Seorang pekerja menyelesaikan proses pembuatan pesawat CN235-110 Maritime Patrol Aircraft (MPA) pesanan Korea Coast Guard di hanggar PT Dirgantara Indonesia (PTDI) Bandung, Jawa Barat, Rabu (18/5). PTDI membutuhkan dana segar berkisar Rp600 miliar—Rp900 miliar dalam upaya restrukturisasi penyelematan BUMN tersebut dari keterpurukan industri dirgantara nasional. (Foto: Bisnis Jabar)
4 Juni 2011, Jakarta (Pelita): Anggota Komisi I DPR RI (bidang Pertahanan, Intelijen, Luar Negeri), Fayakhun Andriadi dari Fraksi Partai Golkar menilai pemerintah terkesan diskriminatif dalam pengembangan dan penguatan alat utama sistem persenjataan (Alutsista) nasional.
Dalam kenyataannya porsi belanja (anggaran pertahanan) lebih besar untuk biaya angkatan darat, sementara biaya untuk angkatan laut dan udara lebih kecil, padahal dua pertiga wilayah kita laut, ujarnya di Jakarta, Jumat (3/6).
Rendahnya keberpihakan pemerintah bukan hanya dari segi anggaran, juga di bidang regulasi. Selama ini Indonesia telah memiliki regulasi berupa Undang Undang Nomor 3 Tahun 2002 tentang Pertahanan Negara. Bahwasanya pertahanan negara disusun dengan memperhatikan kondisi geografis Indonesia sebagai negara kepulauan (pasal 3 ayat 2), ungkapnya.
Tetapi dalam kenyataannya, menurut politisi yang tengah menuntaskan studi doktor ilmu politik di Universitas Indonesia (UI) ini, porsi belanja itu lebih besar untuk biaya angkatan darat.
Sementara biaya untuk angkatan laut dan udara lebih kecil, dengan alasan kedua angkatan terakhir ini membutuhkan biaya dalam jumlah besar untuk pengadaan dan perawatan Alutsista, ujarnya.
Ekspor alutsista
Fayakhun Andriadi mengatakan, belum lama ini Indonesia mengekspor pesawat CN 235 jenis angkut militer VIP ke negara Senegal Afrika. Sebelumnya juga mengirimkan pesawat yang sama ke negara Burkina Faso, Afrika Barat, ungkapnya.

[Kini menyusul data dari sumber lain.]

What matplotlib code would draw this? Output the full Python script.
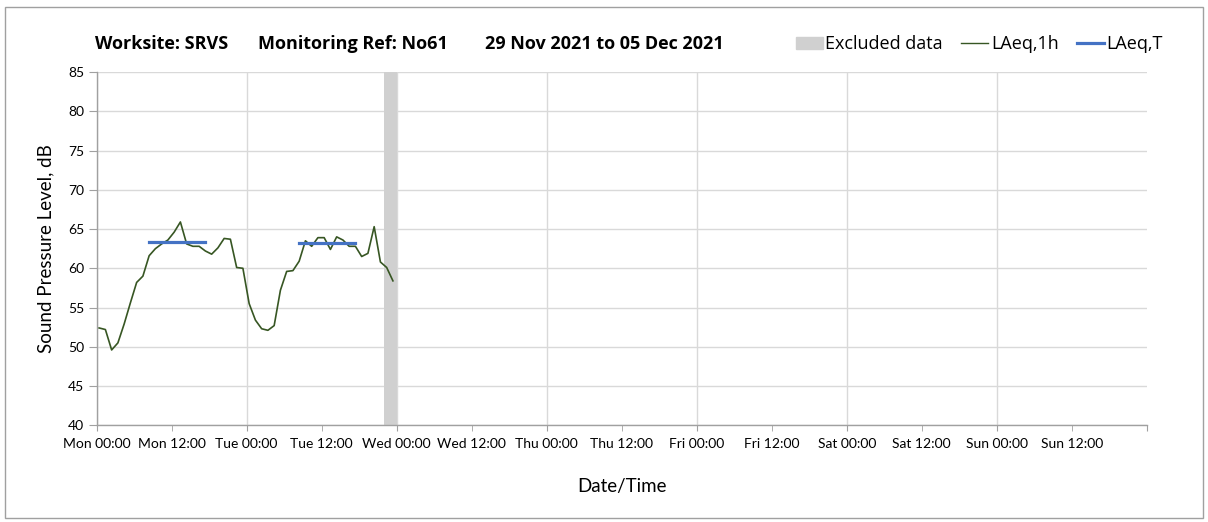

Menyusul kiriman pesawat ke Senegal itu, lanjutnya, Indonesia juga mengirimkan pesawat CN 235 jenis Maritime Patrol Aircraft (MPA) ke Korean Coast Guard pada hari berikutnya.
Fayakhun Andriadi mengatakan selain jenis pesawat, Indonesia juga mengekspor persenjataan dan peralatan militer lainnya ke sejumlah negara seperti Timor Leste, Korea Selatan dan beberapa negara ASEAN (Filipina, Malaysia, Vietnam, Brunei Darussalam).
Khusus Timor Leste mendapatkan kredit ekspor (KE) 40 juta dollar dari pemerintah Indonesia untuk pembelian dua kapal patrol cepat (fast patrol boat), katanya.
Dua kenyataan tersebut di atas, menurutnya membuktikan negara kita masih dapat berjaya di dunia internasional dengan hasil-hasil produk Alutsista, terutama dari gatra udara, laut.
Dalam pengertian lain, fakta ini juga isyarat bahwa sumberdaya manusia dan mutu produk Indonesia dapat diunggulkan dan bersaing dengan yang dihasilkan oleh negara-negara lain di dunia, tandasnya.
Artinya, demikian Legislator daerah pemilihan (Dapil) Jakarta ini, cita-cita menjadi negara pengekspor Alutsista pertama di ASEAN bukan mustahil dicapai Indonesia.
Hanya saja, harus lebih arif menentukan kebijakan berdasarkan kondisi geografis, apalagi itu sudah ada dasar undang-undanganya. Agar jangan lagi terkesan diskriminatif, kita kembangkan semuanya secara proporsional, kata Fayakhun Andriadi.